# Source material

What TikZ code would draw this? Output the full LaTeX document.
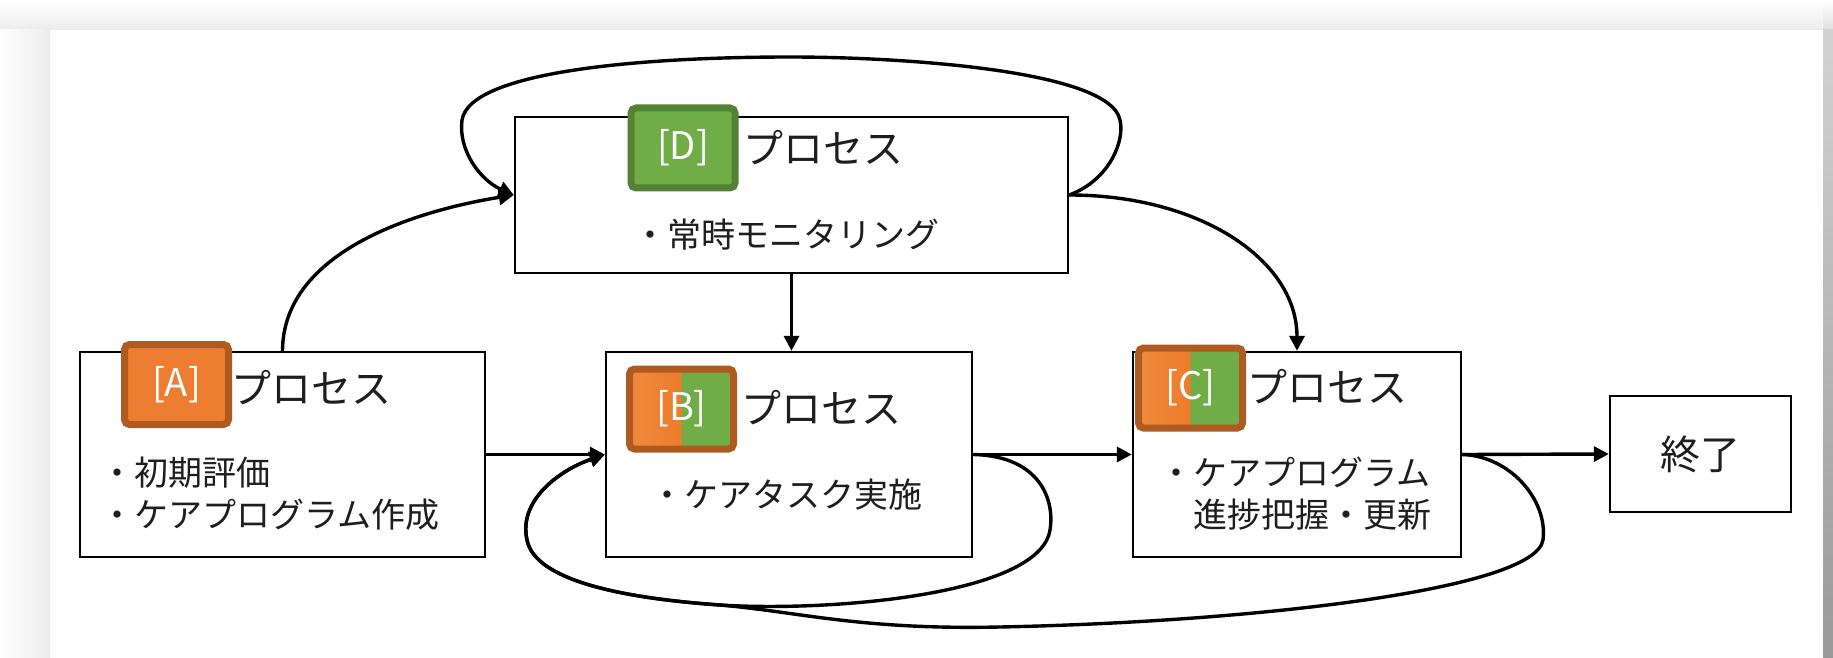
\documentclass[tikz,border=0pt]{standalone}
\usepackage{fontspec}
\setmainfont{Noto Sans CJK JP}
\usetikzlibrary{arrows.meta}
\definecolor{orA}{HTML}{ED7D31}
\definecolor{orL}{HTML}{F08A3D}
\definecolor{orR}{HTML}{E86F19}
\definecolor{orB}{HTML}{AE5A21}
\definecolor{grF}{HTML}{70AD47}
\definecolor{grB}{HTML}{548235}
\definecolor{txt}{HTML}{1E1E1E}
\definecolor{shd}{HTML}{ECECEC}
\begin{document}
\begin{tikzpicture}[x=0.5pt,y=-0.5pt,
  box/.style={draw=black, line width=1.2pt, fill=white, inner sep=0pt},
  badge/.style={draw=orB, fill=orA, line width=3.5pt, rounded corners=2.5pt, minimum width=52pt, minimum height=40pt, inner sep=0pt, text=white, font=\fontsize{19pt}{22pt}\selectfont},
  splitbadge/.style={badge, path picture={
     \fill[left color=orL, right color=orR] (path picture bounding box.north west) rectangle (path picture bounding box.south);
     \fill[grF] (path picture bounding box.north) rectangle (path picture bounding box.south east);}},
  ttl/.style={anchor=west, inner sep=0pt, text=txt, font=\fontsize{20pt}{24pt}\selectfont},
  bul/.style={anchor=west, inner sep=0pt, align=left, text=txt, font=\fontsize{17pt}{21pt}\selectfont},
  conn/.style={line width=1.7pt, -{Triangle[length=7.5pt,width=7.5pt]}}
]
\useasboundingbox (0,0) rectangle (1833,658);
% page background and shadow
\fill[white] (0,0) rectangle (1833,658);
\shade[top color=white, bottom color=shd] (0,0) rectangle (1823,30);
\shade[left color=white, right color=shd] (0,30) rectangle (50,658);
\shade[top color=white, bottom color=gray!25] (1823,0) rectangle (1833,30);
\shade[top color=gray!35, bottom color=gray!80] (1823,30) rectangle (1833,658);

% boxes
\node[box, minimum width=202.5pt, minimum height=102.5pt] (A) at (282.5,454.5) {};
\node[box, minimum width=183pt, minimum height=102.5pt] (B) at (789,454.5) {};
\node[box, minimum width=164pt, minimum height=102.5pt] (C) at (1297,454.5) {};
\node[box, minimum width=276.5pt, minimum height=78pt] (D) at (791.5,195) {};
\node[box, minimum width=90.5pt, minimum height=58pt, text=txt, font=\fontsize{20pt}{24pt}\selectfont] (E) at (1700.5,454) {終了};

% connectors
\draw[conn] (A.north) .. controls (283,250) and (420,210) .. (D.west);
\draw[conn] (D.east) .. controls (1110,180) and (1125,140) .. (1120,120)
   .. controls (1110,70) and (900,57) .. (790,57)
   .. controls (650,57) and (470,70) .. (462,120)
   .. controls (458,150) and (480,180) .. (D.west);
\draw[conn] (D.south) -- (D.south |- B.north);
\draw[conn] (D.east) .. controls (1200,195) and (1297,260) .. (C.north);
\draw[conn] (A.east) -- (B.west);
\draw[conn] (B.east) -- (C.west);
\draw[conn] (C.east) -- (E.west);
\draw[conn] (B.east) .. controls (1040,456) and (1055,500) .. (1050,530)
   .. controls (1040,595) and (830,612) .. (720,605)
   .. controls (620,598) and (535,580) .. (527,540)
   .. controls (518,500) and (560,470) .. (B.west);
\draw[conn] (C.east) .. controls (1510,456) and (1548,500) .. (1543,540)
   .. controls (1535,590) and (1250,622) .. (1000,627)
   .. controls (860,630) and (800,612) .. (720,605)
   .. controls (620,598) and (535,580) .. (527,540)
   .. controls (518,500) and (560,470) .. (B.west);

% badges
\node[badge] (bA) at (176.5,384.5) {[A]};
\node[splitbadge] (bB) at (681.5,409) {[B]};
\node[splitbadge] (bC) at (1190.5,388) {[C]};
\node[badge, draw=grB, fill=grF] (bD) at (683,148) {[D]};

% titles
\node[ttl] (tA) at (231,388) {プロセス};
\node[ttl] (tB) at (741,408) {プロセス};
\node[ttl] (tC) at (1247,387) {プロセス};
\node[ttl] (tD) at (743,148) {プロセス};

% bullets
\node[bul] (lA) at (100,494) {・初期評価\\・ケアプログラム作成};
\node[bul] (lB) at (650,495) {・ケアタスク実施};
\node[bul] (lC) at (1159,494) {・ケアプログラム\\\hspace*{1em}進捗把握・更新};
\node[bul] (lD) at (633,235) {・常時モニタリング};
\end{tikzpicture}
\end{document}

# What you have to do
Leave out the pictures, then repeat the listing above exactly from its first line to the line with "(1823,30) rectangle (1833,658);", inclusive.

# Output of the exercise
What TikZ code would draw this? Output the full LaTeX document.
\documentclass[tikz,border=0pt]{standalone}
\usepackage{fontspec}
\setmainfont{Noto Sans CJK JP}
\usetikzlibrary{arrows.meta}
\definecolor{orA}{HTML}{ED7D31}
\definecolor{orL}{HTML}{F08A3D}
\definecolor{orR}{HTML}{E86F19}
\definecolor{orB}{HTML}{AE5A21}
\definecolor{grF}{HTML}{70AD47}
\definecolor{grB}{HTML}{548235}
\definecolor{txt}{HTML}{1E1E1E}
\definecolor{shd}{HTML}{ECECEC}
\begin{document}
\begin{tikzpicture}[x=0.5pt,y=-0.5pt,
  box/.style={draw=black, line width=1.2pt, fill=white, inner sep=0pt},
  badge/.style={draw=orB, fill=orA, line width=3.5pt, rounded corners=2.5pt, minimum width=52pt, minimum height=40pt, inner sep=0pt, text=white, font=\fontsize{19pt}{22pt}\selectfont},
  splitbadge/.style={badge, path picture={
     \fill[left color=orL, right color=orR] (path picture bounding box.north west) rectangle (path picture bounding box.south);
     \fill[grF] (path picture bounding box.north) rectangle (path picture bounding box.south east);}},
  ttl/.style={anchor=west, inner sep=0pt, text=txt, font=\fontsize{20pt}{24pt}\selectfont},
  bul/.style={anchor=west, inner sep=0pt, align=left, text=txt, font=\fontsize{17pt}{21pt}\selectfont},
  conn/.style={line width=1.7pt, -{Triangle[length=7.5pt,width=7.5pt]}}
]
\useasboundingbox (0,0) rectangle (1833,658);
% page background and shadow
\fill[white] (0,0) rectangle (1833,658);
\shade[top color=white, bottom color=shd] (0,0) rectangle (1823,30);
\shade[left color=white, right color=shd] (0,30) rectangle (50,658);
\shade[top color=white, bottom color=gray!25] (1823,0) rectangle (1833,30);
\shade[top color=gray!35, bottom color=gray!80] (1823,30) rectangle (1833,658);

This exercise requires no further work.